It dawned on me that this was the first Halloween in almost 20 years that I didn't pass out candy. It's been about that long since I wasn't a homeowner, too. So, it made me a little sad when my brother left and turned off all of his lights. I hadn't really thought about it until I wondered why it was so dark and had that DOH moment.
But as great as it was being in a nice neighborhood and having a whole night full of little kids in their adorable custumes ringing our doorbell, it was also a lot of work and a bit of stress, not to mention expense. Sometimes arguments or drama. The mortgage that comes with the nice house is just the beginning of the expectations society has of homeowners. They don't call it a money pit for nothing. It's more of a contract with society than with the bank.

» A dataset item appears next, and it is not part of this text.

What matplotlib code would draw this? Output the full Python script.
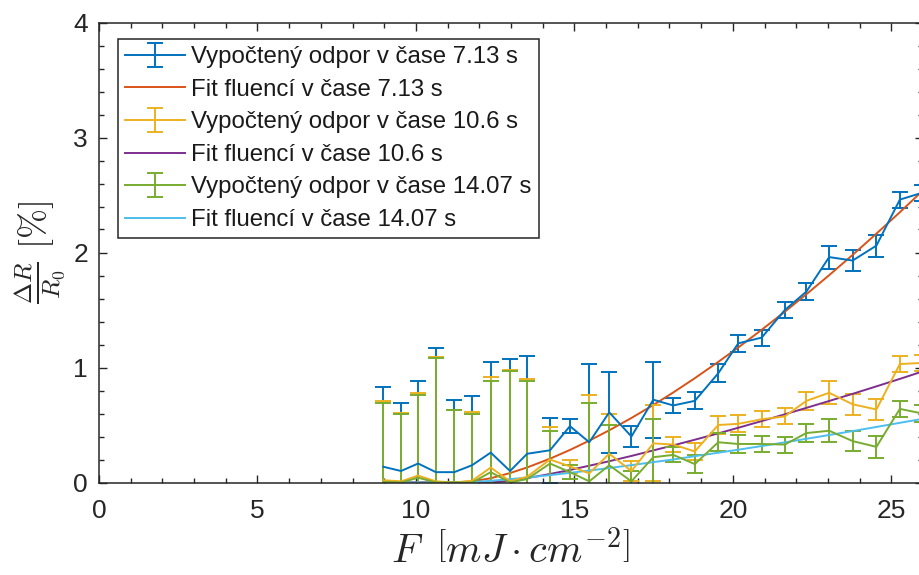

It was rewarding, and I have no regrets of living that life and having that level of responsibility for so long, but I'm enjoying a little well deserved freedom. My new, single, debt-free life is turning out to be everything I hoped it would be, but sometimes I get a little nostalgic: The fuss over holidays, the decorations, special foods, etc.
But the flip side is nice, too. Just another day on the calendar, and I can watch season 15 of South Park without any fuss. No candy to tempt my diabetes, and no stress on the dogs of having the doorbell rang 100 times in one night. Yeah, I think I've earned a little South Park.